Law Minister Ravi Shankar Prasad introduced the High Courts (Alteration of Names) Bill which, once passed by Parliament, will replace Bombay, Madras and Calcutta with Mumbai, Chennai and Kolkata respectively in the names of corresponding high courts.
"The high courts were named after the cities in which they were located. Consequence to the changes in the names of these cities, there has been demands for change in the names... It is appropriate and logical that the names of these high courts are also changed as per the request of the state governments," the bill says.
"It will also fulfil the aspirations of the people of the states concerned," it says.
Earlier, judges of Calcutta High Court had unanimously declined to accept the Centre's proposal for renaming it as Kolkata High Court and communicated the view of the full court to the Union Law Ministry.

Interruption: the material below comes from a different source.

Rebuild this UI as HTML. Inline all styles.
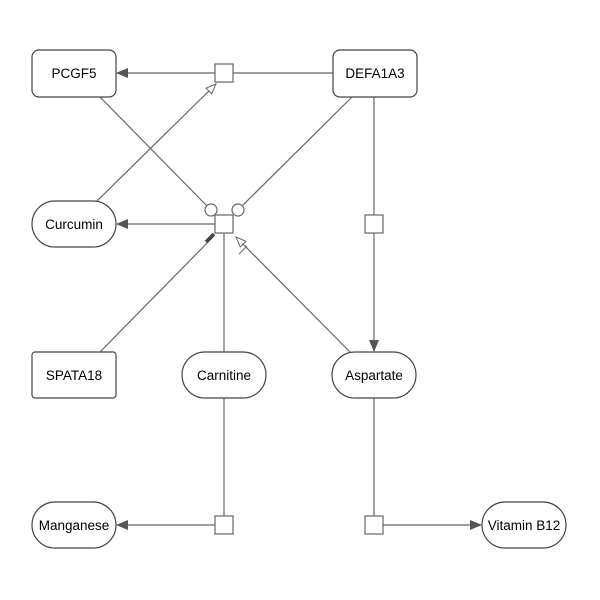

When the Cabinet had approved the bill earlier this month, it had proposed changes in the names of Bombay and Chennai high courts only.
The Calcutta High Court has the distinction of being the first high court and one of the three chartered high courts to be set up in India, along with the high courts of Bombay, Madras. It was formally opened on July 1, 1862.
Earlier, the government had planned to vest the President with powers to rename a high court in consultation with the Governor, the Chief Minister and the Chief Justice of that state. But the idea had been shelved. The government now plans to consider such demands of change in name on a case-by-case basis, sources said.